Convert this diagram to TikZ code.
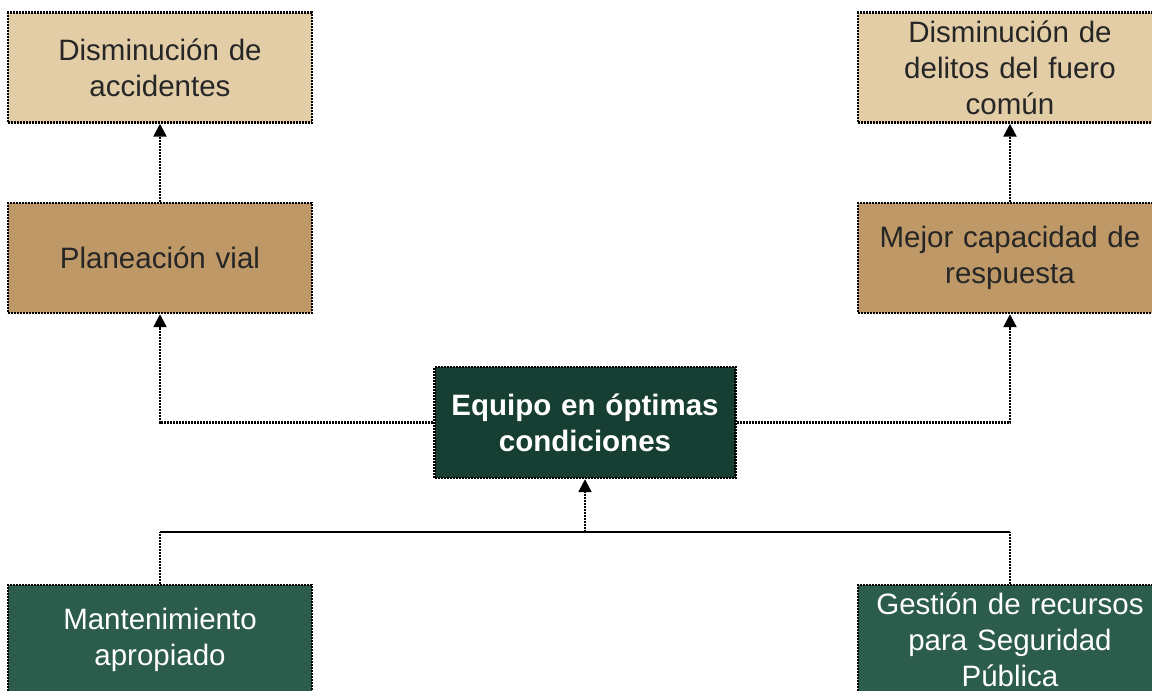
\documentclass[tikz,border=0pt]{standalone}
\usepackage{fontspec}
\setmainfont{Liberation Sans}
\usetikzlibrary{arrows.meta}
\definecolor{tanL}{HTML}{E2CDA6}
\definecolor{tanM}{HTML}{BE9867}
\definecolor{grD}{HTML}{173E33}
\definecolor{grM}{HTML}{2C5D4C}
\tikzset{
  box/.style={draw=black, line width=2.4pt, dash pattern=on 2pt off 1pt,
    minimum width=304pt, minimum height=110pt, inner sep=0pt,
    text width=300pt, align=center, text=black!85,
    font=\fontsize{29.5}{36}\selectfont},
  conn/.style={draw=black, line width=2.2pt, dash pattern=on 2pt off 1pt},
  solidconn/.style={draw=black, line width=2.2pt},
  arr/.style={-{Triangle[length=13pt,width=13pt]}}
}
\begin{document}
\begin{tikzpicture}[x=1pt,y=-1pt]
\clip (0,0) rectangle (1152,691);
\fill[white] (0,0) rectangle (1152,691);
% top row
\node[box, fill=tanL] (da) at (160,67.5) {Disminución de\\accidentes};
\node[box, fill=tanL] (dd) at (1010,67.5) {Disminución de\\delitos del fuero\\común};
% middle row
\node[box, fill=tanM] (pv) at (160,258) {Planeación vial};
\node[box, fill=tanM] (mc) at (1010,258) {Mejor capacidad de\\respuesta};
% center
\node[box, fill=grD, minimum width=301pt, minimum height=111pt, text=white,
  font=\fontsize{29.5}{36}\selectfont\bfseries] (eq) at (585,422.5) {Equipo en óptimas\\condiciones};
% bottom
\node[box, fill=grM, text=white] (ma) at (160,640) {Mantenimiento\\apropiado};
\node[box, fill=grM, text=white] (gs) at (1010,640) {Gestión de recursos\\para Seguridad\\Pública};
% connectors
\coordinate (jl) at (160,532);
\coordinate (jr) at (1010,532);
\coordinate (jc) at (585,532);
\draw[conn, arr] (pv.north) -- (da.south);
\draw[conn, arr] (mc.north) -- (dd.south);
\draw[conn, arr] (eq.west) -| (pv.south);
\draw[conn, arr] (eq.east) -| (mc.south);
\draw[conn] (ma.north) -- (jl);
\draw[conn] (gs.north) -- (jr);
\draw[solidconn] (jl) -- (jr);
\draw[conn, arr] (jc) -- (eq.south);
\end{tikzpicture}
\end{document}
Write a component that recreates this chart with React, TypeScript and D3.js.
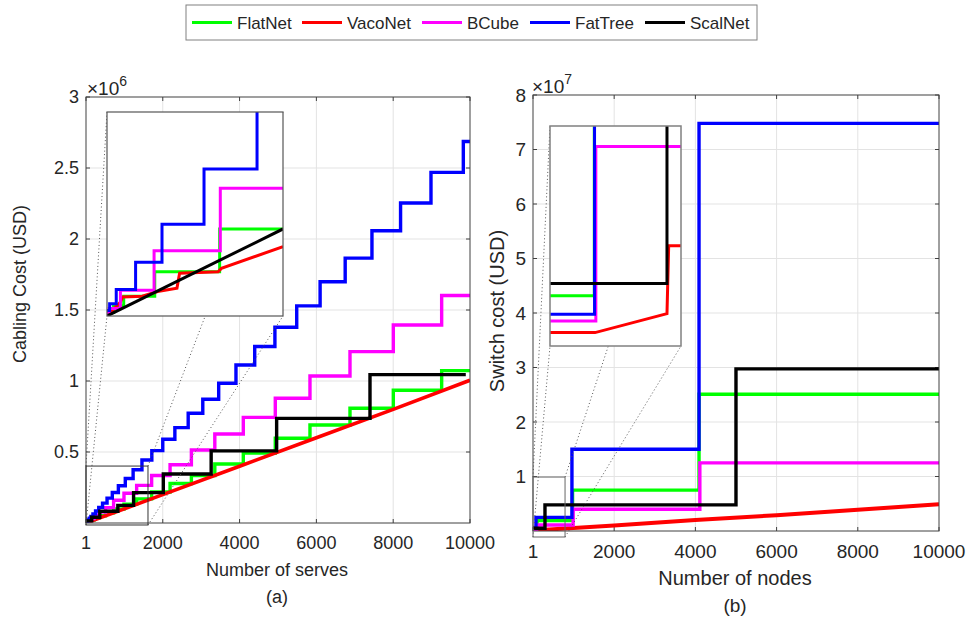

--------------------------------------------------

TASK BRIEF:
The records shown above are to be repeated exactly, with the pictures left out.

THE ANSWER:
Convert this diagram to TikZ code.
\documentclass[tikz,border=0pt]{standalone}
\usepackage{fontspec}
\setmainfont{Liberation Sans}
\usetikzlibrary{arrows.meta}
\definecolor{tanL}{HTML}{E2CDA6}
\definecolor{tanM}{HTML}{BE9867}
\definecolor{grD}{HTML}{173E33}
\definecolor{grM}{HTML}{2C5D4C}
\tikzset{
  box/.style={draw=black, line width=2.4pt, dash pattern=on 2pt off 1pt,
    minimum width=304pt, minimum height=110pt, inner sep=0pt,
    text width=300pt, align=center, text=black!85,
    font=\fontsize{29.5}{36}\selectfont},
  conn/.style={draw=black, line width=2.2pt, dash pattern=on 2pt off 1pt},
  solidconn/.style={draw=black, line width=2.2pt},
  arr/.style={-{Triangle[length=13pt,width=13pt]}}
}
\begin{document}
\begin{tikzpicture}[x=1pt,y=-1pt]
\clip (0,0) rectangle (1152,691);
\fill[white] (0,0) rectangle (1152,691);
% top row
\node[box, fill=tanL] (da) at (160,67.5) {Disminución de\\accidentes};
\node[box, fill=tanL] (dd) at (1010,67.5) {Disminución de\\delitos del fuero\\común};
% middle row
\node[box, fill=tanM] (pv) at (160,258) {Planeación vial};
\node[box, fill=tanM] (mc) at (1010,258) {Mejor capacidad de\\respuesta};
% center
\node[box, fill=grD, minimum width=301pt, minimum height=111pt, text=white,
  font=\fontsize{29.5}{36}\selectfont\bfseries] (eq) at (585,422.5) {Equipo en óptimas\\condiciones};
% bottom
\node[box, fill=grM, text=white] (ma) at (160,640) {Mantenimiento\\apropiado};
\node[box, fill=grM, text=white] (gs) at (1010,640) {Gestión de recursos\\para Seguridad\\Pública};
% connectors
\coordinate (jl) at (160,532);
\coordinate (jr) at (1010,532);
\coordinate (jc) at (585,532);
\draw[conn, arr] (pv.north) -- (da.south);
\draw[conn, arr] (mc.north) -- (dd.south);
\draw[conn, arr] (eq.west) -| (pv.south);
\draw[conn, arr] (eq.east) -| (mc.south);
\draw[conn] (ma.north) -- (jl);
\draw[conn] (gs.north) -- (jr);
\draw[solidconn] (jl) -- (jr);
\draw[conn, arr] (jc) -- (eq.south);
\end{tikzpicture}
\end{document}
Write a component that recreates this chart with React, TypeScript and D3.js.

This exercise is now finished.